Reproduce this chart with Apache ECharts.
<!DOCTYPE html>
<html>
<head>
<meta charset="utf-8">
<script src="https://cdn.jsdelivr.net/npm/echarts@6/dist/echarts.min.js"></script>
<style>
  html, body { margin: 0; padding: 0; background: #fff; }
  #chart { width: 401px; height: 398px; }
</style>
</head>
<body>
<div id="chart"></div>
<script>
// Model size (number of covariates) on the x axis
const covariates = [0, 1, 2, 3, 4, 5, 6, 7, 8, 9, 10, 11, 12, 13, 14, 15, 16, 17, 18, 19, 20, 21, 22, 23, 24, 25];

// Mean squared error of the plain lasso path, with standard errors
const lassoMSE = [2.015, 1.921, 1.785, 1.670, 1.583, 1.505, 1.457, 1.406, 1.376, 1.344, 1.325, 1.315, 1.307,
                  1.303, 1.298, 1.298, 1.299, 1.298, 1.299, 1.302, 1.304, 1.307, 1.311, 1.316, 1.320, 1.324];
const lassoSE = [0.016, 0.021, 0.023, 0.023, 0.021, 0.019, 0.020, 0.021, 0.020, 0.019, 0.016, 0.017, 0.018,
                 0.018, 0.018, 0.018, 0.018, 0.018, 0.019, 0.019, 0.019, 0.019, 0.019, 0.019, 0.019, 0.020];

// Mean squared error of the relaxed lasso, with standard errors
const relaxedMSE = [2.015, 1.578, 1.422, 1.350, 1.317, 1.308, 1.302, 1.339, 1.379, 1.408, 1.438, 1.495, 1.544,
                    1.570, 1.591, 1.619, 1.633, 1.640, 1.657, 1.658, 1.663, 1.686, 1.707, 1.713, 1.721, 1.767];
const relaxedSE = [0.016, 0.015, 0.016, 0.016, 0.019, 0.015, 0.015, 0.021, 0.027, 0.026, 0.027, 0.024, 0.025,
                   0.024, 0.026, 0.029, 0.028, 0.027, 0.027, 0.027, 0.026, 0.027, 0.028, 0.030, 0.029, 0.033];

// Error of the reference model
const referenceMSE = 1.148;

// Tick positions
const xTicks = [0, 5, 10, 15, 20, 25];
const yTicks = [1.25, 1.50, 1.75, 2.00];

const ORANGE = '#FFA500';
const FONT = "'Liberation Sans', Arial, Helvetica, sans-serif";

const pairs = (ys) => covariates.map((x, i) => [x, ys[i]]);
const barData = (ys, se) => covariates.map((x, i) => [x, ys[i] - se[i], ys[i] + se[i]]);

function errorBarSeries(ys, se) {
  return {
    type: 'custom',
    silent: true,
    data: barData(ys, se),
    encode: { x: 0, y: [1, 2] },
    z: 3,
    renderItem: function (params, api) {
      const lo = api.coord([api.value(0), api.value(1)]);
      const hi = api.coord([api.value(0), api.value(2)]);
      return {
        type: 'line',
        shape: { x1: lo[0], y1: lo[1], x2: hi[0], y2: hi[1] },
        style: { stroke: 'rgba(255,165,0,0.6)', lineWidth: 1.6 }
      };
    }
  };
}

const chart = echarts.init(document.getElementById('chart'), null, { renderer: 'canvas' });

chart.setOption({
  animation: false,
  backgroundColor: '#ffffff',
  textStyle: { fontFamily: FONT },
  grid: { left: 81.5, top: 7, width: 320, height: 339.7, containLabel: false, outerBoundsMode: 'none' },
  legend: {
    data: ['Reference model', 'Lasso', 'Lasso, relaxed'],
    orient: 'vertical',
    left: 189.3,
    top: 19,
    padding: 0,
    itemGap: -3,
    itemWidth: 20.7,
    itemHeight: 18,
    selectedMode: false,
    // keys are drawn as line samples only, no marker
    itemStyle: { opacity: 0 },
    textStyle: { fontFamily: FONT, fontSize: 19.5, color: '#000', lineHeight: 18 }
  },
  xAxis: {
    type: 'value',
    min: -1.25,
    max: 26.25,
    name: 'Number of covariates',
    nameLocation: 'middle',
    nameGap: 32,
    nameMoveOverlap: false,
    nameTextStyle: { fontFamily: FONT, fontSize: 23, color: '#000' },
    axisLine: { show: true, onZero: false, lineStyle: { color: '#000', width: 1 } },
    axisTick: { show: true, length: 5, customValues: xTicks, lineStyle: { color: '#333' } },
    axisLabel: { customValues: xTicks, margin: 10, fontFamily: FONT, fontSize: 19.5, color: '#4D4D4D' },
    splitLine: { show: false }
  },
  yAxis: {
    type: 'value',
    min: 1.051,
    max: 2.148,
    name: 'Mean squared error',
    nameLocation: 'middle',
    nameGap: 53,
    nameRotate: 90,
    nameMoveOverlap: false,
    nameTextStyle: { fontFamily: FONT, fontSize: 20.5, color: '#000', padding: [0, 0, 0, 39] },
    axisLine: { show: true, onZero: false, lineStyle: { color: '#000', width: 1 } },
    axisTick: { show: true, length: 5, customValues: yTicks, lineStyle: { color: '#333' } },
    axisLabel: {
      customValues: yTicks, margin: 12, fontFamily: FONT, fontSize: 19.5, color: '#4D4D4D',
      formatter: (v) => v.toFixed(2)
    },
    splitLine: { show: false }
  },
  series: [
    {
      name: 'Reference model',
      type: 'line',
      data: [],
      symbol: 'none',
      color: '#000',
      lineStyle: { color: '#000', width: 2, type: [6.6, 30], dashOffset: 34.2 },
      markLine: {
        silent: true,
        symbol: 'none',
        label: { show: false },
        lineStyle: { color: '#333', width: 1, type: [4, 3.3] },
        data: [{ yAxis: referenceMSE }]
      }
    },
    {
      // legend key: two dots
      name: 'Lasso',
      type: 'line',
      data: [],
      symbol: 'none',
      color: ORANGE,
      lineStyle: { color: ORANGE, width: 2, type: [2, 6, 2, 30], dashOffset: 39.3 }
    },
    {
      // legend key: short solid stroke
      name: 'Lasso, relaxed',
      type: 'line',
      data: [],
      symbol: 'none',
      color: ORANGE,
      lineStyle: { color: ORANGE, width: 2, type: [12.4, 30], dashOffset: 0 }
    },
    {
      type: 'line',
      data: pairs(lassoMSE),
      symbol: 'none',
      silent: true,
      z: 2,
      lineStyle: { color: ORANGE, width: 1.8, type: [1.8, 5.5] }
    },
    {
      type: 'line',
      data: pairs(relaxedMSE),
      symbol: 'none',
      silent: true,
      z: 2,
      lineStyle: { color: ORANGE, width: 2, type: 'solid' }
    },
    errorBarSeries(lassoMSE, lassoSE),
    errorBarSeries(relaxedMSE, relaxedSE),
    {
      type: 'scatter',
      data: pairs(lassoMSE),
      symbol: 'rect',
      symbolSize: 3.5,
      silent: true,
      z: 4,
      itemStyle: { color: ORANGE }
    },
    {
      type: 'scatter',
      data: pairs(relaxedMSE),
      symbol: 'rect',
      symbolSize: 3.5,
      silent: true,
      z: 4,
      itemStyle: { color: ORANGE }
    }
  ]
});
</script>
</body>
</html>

**********

WHAT YOU SHOULD DO: Retype only the lines running from the top of the listing to the line that holds "const yTicks = [1.25, 1.50, 1.75, 2.00];", both ends included.

RESPONSE:
Reproduce this chart with Apache ECharts.
<!DOCTYPE html>
<html>
<head>
<meta charset="utf-8">
<script src="https://cdn.jsdelivr.net/npm/echarts@6/dist/echarts.min.js"></script>
<style>
  html, body { margin: 0; padding: 0; background: #fff; }
  #chart { width: 401px; height: 398px; }
</style>
</head>
<body>
<div id="chart"></div>
<script>
// Model size (number of covariates) on the x axis
const covariates = [0, 1, 2, 3, 4, 5, 6, 7, 8, 9, 10, 11, 12, 13, 14, 15, 16, 17, 18, 19, 20, 21, 22, 23, 24, 25];

// Mean squared error of the plain lasso path, with standard errors
const lassoMSE = [2.015, 1.921, 1.785, 1.670, 1.583, 1.505, 1.457, 1.406, 1.376, 1.344, 1.325, 1.315, 1.307,
                  1.303, 1.298, 1.298, 1.299, 1.298, 1.299, 1.302, 1.304, 1.307, 1.311, 1.316, 1.320, 1.324];
const lassoSE = [0.016, 0.021, 0.023, 0.023, 0.021, 0.019, 0.020, 0.021, 0.020, 0.019, 0.016, 0.017, 0.018,
                 0.018, 0.018, 0.018, 0.018, 0.018, 0.019, 0.019, 0.019, 0.019, 0.019, 0.019, 0.019, 0.020];

// Mean squared error of the relaxed lasso, with standard errors
const relaxedMSE = [2.015, 1.578, 1.422, 1.350, 1.317, 1.308, 1.302, 1.339, 1.379, 1.408, 1.438, 1.495, 1.544,
                    1.570, 1.591, 1.619, 1.633, 1.640, 1.657, 1.658, 1.663, 1.686, 1.707, 1.713, 1.721, 1.767];
const relaxedSE = [0.016, 0.015, 0.016, 0.016, 0.019, 0.015, 0.015, 0.021, 0.027, 0.026, 0.027, 0.024, 0.025,
                   0.024, 0.026, 0.029, 0.028, 0.027, 0.027, 0.027, 0.026, 0.027, 0.028, 0.030, 0.029, 0.033];

// Error of the reference model
const referenceMSE = 1.148;

// Tick positions
const xTicks = [0, 5, 10, 15, 20, 25];
const yTicks = [1.25, 1.50, 1.75, 2.00];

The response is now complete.